A simple serendipitous situation can cause ripples of advocacy. Often all it takes is noticing.
Scott Douglas was just enjoying time with an old friend, guiding tourists through the otherworldly forests of southern Chile three years ago when he became aware of a dam project that was being planned that would disrupt, if not entirely destroy, one of the last untainted gems of nature on the planet.
"I had spent time in Patagonia and fell in love with the place," the Hailey writer said last week. "Then this issue of proposed dams came up and I became fascinated by the situation. It struck me as having all the elements of a great and potentially tragic story. Great characters, beautiful setting and these global issues of water and energy and catastrophic climate change."
The noticing turned into inquiry, the inquiry into networking and ultimately, through connections old and new, Douglas was able to document the situation on film in the form of "Patagonia Rising: A Frontier Story of Water and Power." The film will be shown at a screening tonight, Sept. 28, at the Liberty Theatre in Hailey.
Though the term "Patagonia" has traditionally referred to southern Argentina, from the crest of the Andes east to the Atlantic Ocean, in recent years its use in the United States has expanded to include southern Chile.
An ambitious and widely opposed Chilean government plan would build a complex of giant hydroelectric dams in the southern portion of the country in preparation for a growing economy and its rising energy needs. The HidroAysen project is priced at $2.9 billion or more and is being run by an influential Spanish-Chilean consortium known as Endesa-Colburn.
Five dams are slated for the valleys of the turquoise-colored, glacier-fed Pascua and Baker rivers the latter of which is the largest-volume river in Chile. They nurture a pristine wilderness that is filled with unique flora and fauna and is home to more than 25,000 indigenous people.
Opponents argue that the development will devastate an environmentally rich region of Chile and compromise the lucrative tourism industry there. According to La Tercera, a daily newspaper in the area, an overwhelming majority of Chileans now reject the hydroelectric project after having acquired more knowledge of its impacts.
Adding insult to injury, say protesters, the hydroelectric generators will be linked with the national grid by more than 1,200 miles of transmission lines passing through unspoiled areas and that more than 5,000 specialized workers will be imported, draining local towns' resources.
They foresee a monopoly over Chile's power grid, an outdated concept in light of advances in solar and wind power by smaller companies.
Coincidentally, Douglas screened his award-winning film in Chile to a standing ovation on a day in May that the dams were approved. The approval caused widespread protests and violent demonstrations.

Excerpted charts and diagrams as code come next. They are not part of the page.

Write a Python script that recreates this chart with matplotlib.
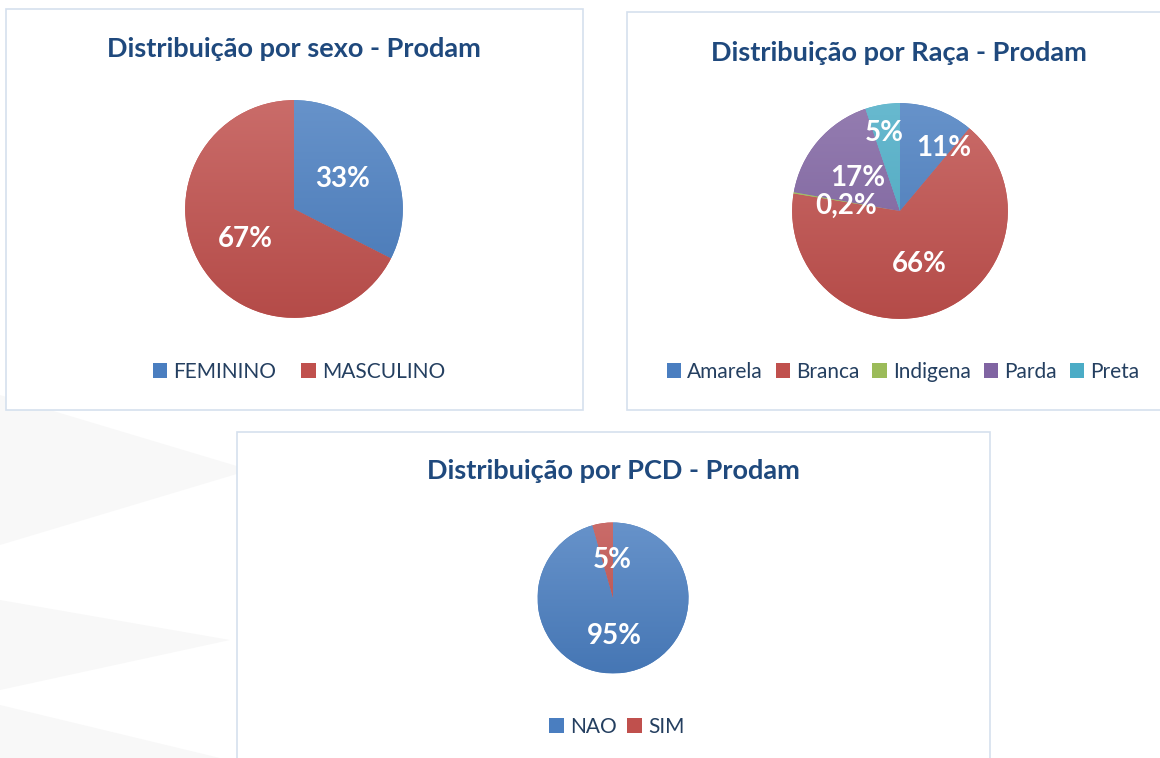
import matplotlib
matplotlib.use("Agg")
import matplotlib.pyplot as plt
import numpy as np
from matplotlib.colors import to_rgb
from matplotlib.patches import Rectangle, Polygon

plt.rcParams["font.family"] = ["Lato", "DejaVu Sans"]

W, H = 1160, 758

# --- data -------------------------------------------------------------------
sexo_labels = ["FEMININO", "MASCULINO"]
sexo_values = [32.5, 67.5]
sexo_pct = ["33%", "67%"]

raca_labels = ["Amarela", "Branca", "Indigena", "Parda", "Preta"]
raca_values = [11.1, 66.5, 0.2, 17.0, 5.2]
raca_pct = ["11%", "66%", "0,2%", "17%", "5%"]

pcd_labels = ["NAO", "SIM"]
pcd_values = [95.6, 4.4]
pcd_pct = ["95%", "5%"]

BLUE, RED, GREEN, PURPLE, AQUA = "#4A7EC0", "#C0504D", "#9BBB59", "#8064A2", "#4BACC6"
TITLE_C = "#1F497D"
LEGEND_C = "#243F60"


def fx(px):
    return px / W


def fy(py):
    return 1 - py / H


def shade(c, f):
    r = np.array(to_rgb(c))
    if f > 0:
        return r + (1 - r) * f
    return r * (1 + f)


def panel(fig, x0, y0, x1, y1):
    fig.add_artist(Rectangle((fx(x0), fy(y1)), fx(x1) - fx(x0), fy(y0) - fy(y1),
                             transform=fig.transFigure, facecolor="white",
                             edgecolor="#D5E0EE", lw=1.2, zorder=1))


def draw_pie(fig, cx, cy, r, values, colors, pcts, places, fs):
    ax = fig.add_axes([fx(cx - r), fy(cy + r), 2 * r / W, 2 * r / H])
    ax.set_zorder(3)
    wedges, _ = ax.pie(values, colors=colors, startangle=90, counterclock=False,
                       radius=1, wedgeprops=dict(linewidth=0))
    # Office-style vertical gradient per slice
    for w in wedges:
        c = w.get_facecolor()
        grad = np.linspace(shade(c, 0.16), shade(c, -0.06), 256).reshape(256, 1, 3)
        im = ax.imshow(grad, extent=(-1, 1, -1, 1), origin="upper", aspect="auto",
                       zorder=w.get_zorder() + 0.1)
        im.set_clip_path(w)
    for w, txt, (d, off) in zip(wedges, pcts, places):
        ang = np.deg2rad((w.theta1 + w.theta2) / 2 + off)
        ax.text(d * np.cos(ang), d * np.sin(ang), txt, ha="center", va="center",
                color="white", fontsize=fs, fontweight="bold", zorder=5)
    ax.set_xlim(-1.02, 1.02)
    ax.set_ylim(-1.02, 1.02)
    ax.set_aspect("equal")
    ax.axis("off")
    return ax, wedges


def legend(fig, wedges, labels, cx, cy, spacing):
    fig.legend(wedges, labels, loc="center", bbox_to_anchor=(fx(cx), fy(cy)),
               bbox_transform=fig.transFigure, ncol=len(labels), frameon=False,
               handlelength=0.7, handleheight=0.7, handletextpad=0.3,
               columnspacing=spacing, labelcolor=LEGEND_C,
               prop={"family": ["Lato", "DejaVu Sans"], "size": 15})


fig = plt.figure(figsize=(W / 100, H / 100), dpi=100)
fig.patch.set_facecolor("white")

# faint background decoration on the left
for pts in ([(0, 395), (250, 470), (0, 545)], [(0, 600), (230, 640), (0, 690)],
            [(0, 705), (220, 758), (0, 758)]):
    fig.add_artist(Polygon([(fx(a), fy(b)) for a, b in pts], closed=True,
                           transform=fig.transFigure, facecolor="#F8F8F8",
                           edgecolor="none", zorder=0))

panel(fig, 6, 9, 583, 410)
panel(fig, 627, 12, 1162, 410)
panel(fig, 237, 432, 990, 762)

title_kw = dict(ha="center", va="center", fontsize=19.5, fontweight="bold",
                color=TITLE_C, zorder=4)
fig.text(fx(294), fy(49), "Distribuição por sexo - Prodam", **title_kw)
fig.text(fx(899), fy(53), "Distribuição por Raça - Prodam", **title_kw)
fig.text(fx(613), fy(471), "Distribuição por PCD - Prodam", **title_kw)

ax1, w1 = draw_pie(fig, 294, 209, 111, sexo_values, [BLUE, RED], sexo_pct,
                   [(0.52, 0), (0.52, 0)], 20)
legend(fig, w1, sexo_labels, 299, 372, 1.2)

ax2, w2 = draw_pie(fig, 900, 211, 110, raca_values, [BLUE, RED, GREEN, PURPLE, AQUA],
                   raca_pct, [(0.71, -15), (0.52, 0), (0.5, 4), (0.5, 3), (0.74, 2)], 20)
legend(fig, w2, raca_labels, 903, 372, 0.6)

ax3, w3 = draw_pie(fig, 613, 598, 77, pcd_values, [BLUE, RED], pcd_pct,
                   [(0.5, -6), (0.5, -7)], 20)
legend(fig, w3, pcd_labels, 617, 727, 0.5)

fig.savefig("out.png", dpi=100, facecolor="white")
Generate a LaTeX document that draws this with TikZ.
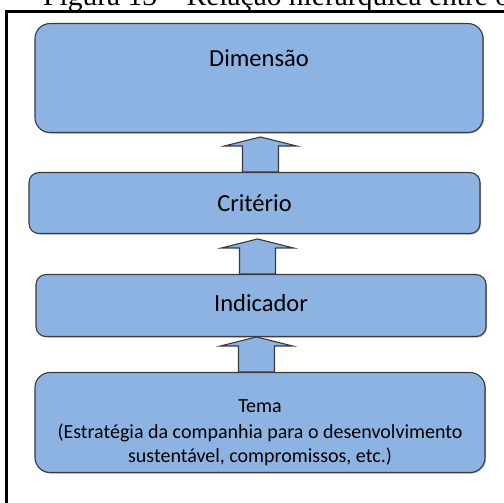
\documentclass[tikz,border=0pt]{standalone}
\usepackage{fontspec}
\setmainfont{Carlito}
\newfontfamily\capfont{Liberation Serif}
\usetikzlibrary{shadows}
\definecolor{boxblue}{HTML}{8DB3E2}
\definecolor{boxline}{HTML}{3A3A3A}

\begin{document}
\begin{tikzpicture}[x=1pt,y=1pt,
		box/.style={draw=boxline, line width=1.1pt, fill=boxblue, anchor=north,
			inner xsep=0pt, inner ysep=0pt, font=\fontsize{24.5}{29}\selectfont,
			drop shadow={shadow xshift=1pt, shadow yshift=-1pt, opacity=0.6}},
		upblock/.style={draw=boxline, line width=1.1pt, fill=boxblue},
		pics/uparrow/.style={code={
			\draw[upblock] (-18,0) -- (-18,26) -- (-36,26) -- (0,35) -- (36,26) -- (18,26) -- (18,0) -- cycle;}}]
	\clip (0,0) rectangle (504,503);
	\node[anchor=base west, inner sep=0pt, font=\capfont\fontsize{29.5}{35}\selectfont] (caption) at (43,497) {Figura 13 – Relação hierárquica entre o};
	\draw[line width=2.5pt] (6.5,-10) -- (6.5,491.5) -- (515,491.5);
	\node[box, rounded corners=15pt, minimum width=448pt, text height=42.5pt, text depth=66.5pt] (dim) at (259,480) {Dimensão};
	\node[box, rounded corners=10pt, minimum width=451pt, text height=39pt, text depth=22pt] (crit) at (254.5,331) {Critério};
	\node[box, rounded corners=10pt, minimum width=450pt, text height=37pt, text depth=25pt] (ind) at (261,229) {Indicador};
	\node[box, rounded corners=15pt, minimum width=450pt, text height=90pt, text depth=10pt, align=center, font=\fontsize{20}{24}\selectfont] (tema) at (260,131) {Tema\\[2pt](Estratégia da companhia para o desenvolvimento\\sustentável, compromissos, etc.)};
	\pic at ([xshift=6pt]crit.north) {uparrow};
	\pic at ([xshift=-3.5pt]ind.north) {uparrow};
	\pic at ([xshift=-3.5pt]tema.north) {uparrow};
\end{tikzpicture}
\end{document}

In June, an appeals court in the southern town of Puerto Montt ordered the project suspended.
"They have the third largest reserve of fresh water on the planet and these powerful rivers in the south, so hydropower is a no-brainer," Douglas said. "But a Spanish corporation owns 70 percent of Chile's fresh water, so that raises a lot of questions."
To devotees like Todd Kaplan, a Hailey photographer and fly-fishing guide for Silver Creek Outfitters who spent three months in the region, this effort resembles that now regretted effort committed along the Columbia River in the northwest U.S.
"We ruined the best salmon fishery on the planet and we paid a hard price," he said, referring to the loss of historic salmon runs that ended at Redfish Lake, named after the once-plentiful sockeye salmon that returned to the area to spawn. "The lesson learned here is that the economic value is greater leaving it as an ecosystem. In Patagonia, the amount of ecotourism is worth its weight in gold. I hope they figure it out."
Douglas said his research supports Kaplan's view.
"We have 15,000 large dams in the U.S., 50,000 worldwide. Clearly, we've dammed most of our rivers and we've seen all sorts of unintended consequences."
Dam building in America was slowed by environmental concerns that arose in the 1970s.
Douglas said looking at what is happening in southern Chile can help people understand the mistakes of the U.S.'s past, perhaps influence Chile's future and affect the global outlook by seeing how similar the situation is to that of the U.S., despite the distance in miles and perception.
He's seen the effect of heightened awareness on his 6-year-old son Zander, who like his dad is drawn to water, having run a few rivers in Idaho, and now shares his fascination for Chile.
Douglas wants the movie to likewise capture people's interest. He will take questions from the audience following the screening.
Though his film challenges the situation in Chile, it is solution-oriented as well, looking at the sources of wind and solar that already exist closer to the point of demand.
And there is time.
"The dams have not been built, some ancillary work has been done and there is a land grab in the region," he said. "Some of the people are willing to sell and some are not. It's really divided the locals and really tweaked the whole frontier perspective."
Douglas hopes to take that dissatisfaction worldwide. He just needs a few more people to notice.
A frontier story of water and power'
When: Tonight, Sept. 28. Doors open at 6:30, film at 7 p.m.
Where: Liberty Theater, 110 N. Main St., Hailey.